[SOURCE DATA]
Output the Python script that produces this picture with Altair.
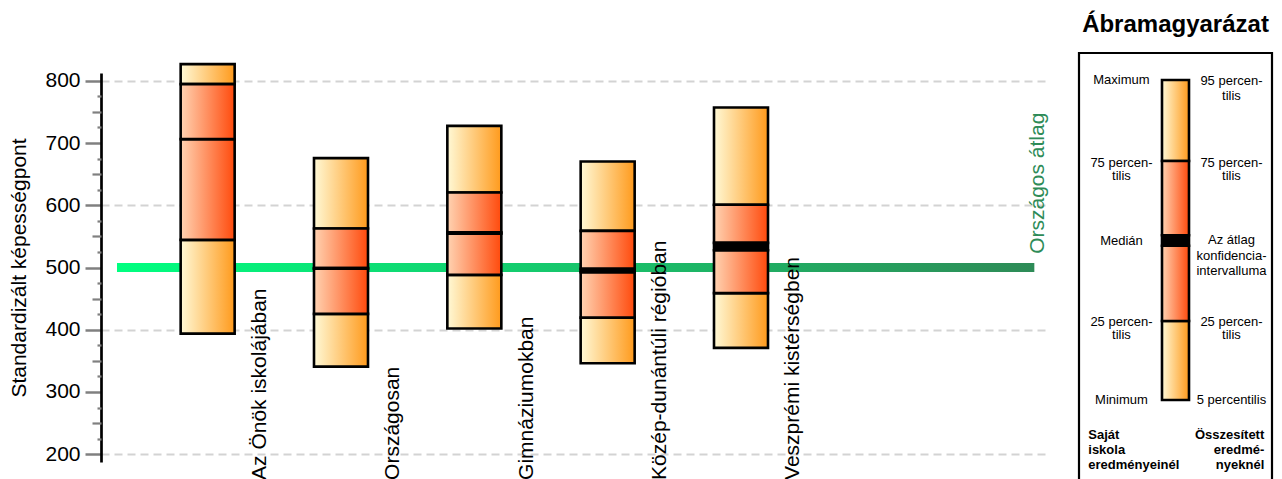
import altair as alt
import pandas as pd

# ---------------- data ----------------
categories = ["Az Önök iskolájában", "Országosan", "Gimnáziumokban",
              "Közép-dunántúli régióban", "Veszprémi kistérségben"]
p_low = [393.8, 340.8, 401.9, 346.2, 370.8]     # minimum / 5th percentile
p25 = [544.4, 425.5, 488.2, 419.5, 458.8]
mid_lo = [706.3, 498.0, 554.5, 492.5, 527.8]    # median / CI lower
mid_hi = [706.3, 499.0, 556.5, 497.8, 539.5]    # median / CI upper
p75 = [794.7, 562.6, 620.4, 558.9, 600.7]
p_high = [826.8, 675.7, 727.6, 670.3, 757.1]   # maximum / 95th percentile
national_avg = 500
avg_label = "Országos átlag"
y_title = "Standardizált képességpont"

legend_title = "Ábramagyarázat"
legend_left = ["Maximum", "75 percen-", "tilis", "Medián", "25 percen-", "tilis", "Minimum"]
legend_right = ["95 percen-", "tilis", "75 percen-", "tilis", "Az átlag", "konfidencia-",
                "intervalluma", "25 percen-", "tilis", "5 percentilis"]
legend_bottom_left = ["Saját", "iskola", "eredményeinél"]
legend_bottom_right = ["Összesített", "eredmé-", "nyeknél"]

FONT = "Liberation Sans"

# ---------------- tables ----------------
seg_rows = []
for i, cat in enumerate(categories):
    idx = i + 1
    seg_rows.append(dict(cat=cat, idx=idx, kind="outer", lo=p_low[i], hi=p25[i]))
    seg_rows.append(dict(cat=cat, idx=idx, kind="inner", lo=p25[i], hi=mid_lo[i]))
    if mid_hi[i] > mid_lo[i]:
        seg_rows.append(dict(cat=cat, idx=idx, kind="band", lo=mid_lo[i], hi=mid_hi[i]))
    seg_rows.append(dict(cat=cat, idx=idx, kind="inner", lo=mid_hi[i], hi=p75[i]))
    seg_rows.append(dict(cat=cat, idx=idx, kind="outer", lo=p75[i], hi=p_high[i]))
seg = pd.DataFrame(seg_rows)
cats = pd.DataFrame(dict(cat=categories, idx=list(range(1, len(categories) + 1))))
avg = pd.DataFrame(dict(v=[national_avg], x0=[0.32], x1=[7.2], label=[avg_label]))

def grad(c0, c1):
    return alt.LinearGradient(gradient="linear",
                              stops=[alt.GradientStop(color=c0, offset=0),
                                     alt.GradientStop(color=c1, offset=1)],
                              x1=0, x2=1, y1=0, y2=0)

outer_grad = grad("#FFF9D6", "#FF9A1C")
inner_grad = grad("#FFD3B2", "#FF4A0C")
green_grad = grad("#00FF80", "#2E8B57")

xs = alt.Scale(domain=[0.2, 7.28], nice=False, zero=False, padding=0)
ys = alt.Scale(domain=[187.5, 812.5], nice=False, zero=False, padding=0)

main_axis = alt.Axis(orient="left", values=list(range(200, 801, 100)), title=y_title,
                     tickSize=16, tickColor="#808080", tickWidth=2.5,
                     labelFontSize=21, labelPadding=5, labelColor="black", labelFont=FONT,
                     titleFontSize=21, titleFontWeight="normal", titleColor="black",
                     titleFont=FONT, titlePadding=15,
                     domainColor="black", domainWidth=2.7, grid=False)
axis50 = alt.Axis(orient="left", values=list(range(250, 800, 100)), title=None,
                  labels=False, domain=False, grid=False, tickSize=9,
                  tickColor="#808080", tickWidth=2.2)
axis25 = alt.Axis(orient="left", values=list(range(225, 800, 50)), title=None,
                  labels=False, domain=False, grid=False, tickSize=4,
                  tickColor="#808080", tickWidth=2.2)
grid_axis = alt.Axis(orient="left", values=[200, 400, 600, 800], title=None,
                     labels=False, domain=False, ticks=False, grid=True,
                     gridColor="#D3D3D3", gridDash=[8, 5], gridWidth=2)

green = alt.Chart(avg).mark_bar(size=9, orient="horizontal", fill=green_grad).encode(
    x=alt.X("x0:Q", scale=xs, axis=None), x2="x1:Q",
    y=alt.Y("v:Q", scale=ys, axis=grid_axis))

outer = alt.Chart(seg).transform_filter(alt.datum.kind == "outer").mark_bar(
    size=54, fill=outer_grad, stroke="black", strokeWidth=2.6).encode(
    x=alt.X("idx:Q", scale=xs, axis=None),
    y=alt.Y("lo:Q", scale=ys, axis=main_axis), y2="hi:Q")

inner = alt.Chart(seg).transform_filter(alt.datum.kind == "inner").mark_bar(
    size=54, fill=inner_grad, stroke="black", strokeWidth=2.6).encode(
    x=alt.X("idx:Q", scale=xs, axis=None),
    y=alt.Y("lo:Q", scale=ys, axis=axis50), y2="hi:Q")

band = alt.Chart(seg).transform_filter(alt.datum.kind == "band").mark_bar(
    size=54, fill="black", stroke="black", strokeWidth=2.6).encode(
    x=alt.X("idx:Q", scale=xs, axis=None),
    y=alt.Y("lo:Q", scale=ys, axis=axis25), y2="hi:Q")

cat_labels = alt.Chart(cats).transform_calculate(
    lx="datum.idx + 0.437", ly="158.7").mark_text(
    angle=270, align="left", baseline="alphabetic", fontSize=21, font=FONT,
    color="black").encode(
    x=alt.X("lx:Q", scale=xs, axis=None),
    y=alt.Y("ly:Q", scale=ys, axis=None), text="cat:N")

avg_text = alt.Chart(avg).transform_calculate(
    lx="7.272", ly="datum.v + 21.9").mark_text(
    angle=270, align="left", baseline="alphabetic", fontSize=21, font=FONT,
    color="#2E8B57").encode(
    x=alt.X("lx:Q", scale=xs, axis=None),
    y=alt.Y("ly:Q", scale=ys, axis=None), text="label:N")

main = alt.layer(green, outer, inner, band, cat_labels, avg_text).resolve_axis(
    y="independent").properties(width=944, height=389)

# ---------------- legend ----------------
lxs = alt.Scale(domain=[0, 1], nice=False, zero=False, padding=0)
lys = alt.Scale(domain=[20, 437], reverse=True, nice=False, zero=False, padding=0)

box = alt.Chart(pd.DataFrame(dict(x0=[0], x1=[1], y0=[0], y1=[460]))).mark_rect(
    fillOpacity=0, stroke="black", strokeWidth=2.2).encode(
    x=alt.X("x0:Q", scale=lxs, axis=None), x2="x1:Q",
    y=alt.Y("y0:Q", scale=lys, axis=None), y2="y1:Q")

leg_seg = pd.DataFrame(dict(kind=["outer", "inner", "band", "inner", "outer"],
                            lo=[27, 108, 182.3, 192.7, 268], hi=[108, 182.3, 192.7, 268, 347]))
leg_seg["x"] = 0.5

def leg_bar(kind, fill):
    return alt.Chart(leg_seg).transform_filter(alt.datum.kind == kind).mark_bar(
        size=27, fill=fill, stroke="black", strokeWidth=2.6).encode(
        x=alt.X("x:Q", scale=lxs, axis=None),
        y=alt.Y("lo:Q", scale=lys, axis=None), y2="hi:Q")

def leg_text(texts, rows, xpos, align, weight, size=13, base="middle"):
    df = pd.DataFrame(dict(t=texts, y=rows))
    df["x"] = xpos
    return alt.Chart(df).mark_text(align=align, baseline=base, fontSize=size,
                                   font=FONT, fontWeight=weight, color="black").encode(
        x=alt.X("x:Q", scale=lxs, axis=None),
        y=alt.Y("y:Q", scale=lys, axis=None), text="t:N")

legend = alt.layer(
    box,
    leg_bar("outer", outer_grad), leg_bar("inner", inner_grad), leg_bar("band", "black"),
    leg_text([legend_title], [-21], 0.5, "center", "bold", size=24, base="alphabetic"),
    leg_text(legend_left, [27, 109.5, 122.5, 187.7, 269.2, 282.2, 347], 0.22, "center", "normal"),
    leg_text(legend_right, [28.2, 42.5, 109.5, 122.5, 187, 202.5, 217.5, 269.2, 282.2, 347],
             0.79, "center", "normal"),
    leg_text(legend_bottom_left, [382, 397, 412], 0.048, "left", "bold"),
    leg_text(legend_bottom_right, [382, 397, 412], 0.96, "right", "bold"),
).properties(width=193, height=417)

chart = alt.hconcat(main, legend, spacing=34, bounds="flush").properties(
    padding={"left": 0, "top": 5, "right": 0, "bottom": 0}
).configure(font=FONT).configure_view(stroke="transparent", strokeWidth=0)

chart.save("out.html", embed_options={"renderer": "svg", "actions": False})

[EXERCISE BRIEF] Pictures excluded, repeat exactly the lines from the top of the material through the line with "import pandas as pd", including both of those lines.

[SOLVED EXERCISE]
Output the Python script that produces this picture with Altair.
import altair as alt
import pandas as pd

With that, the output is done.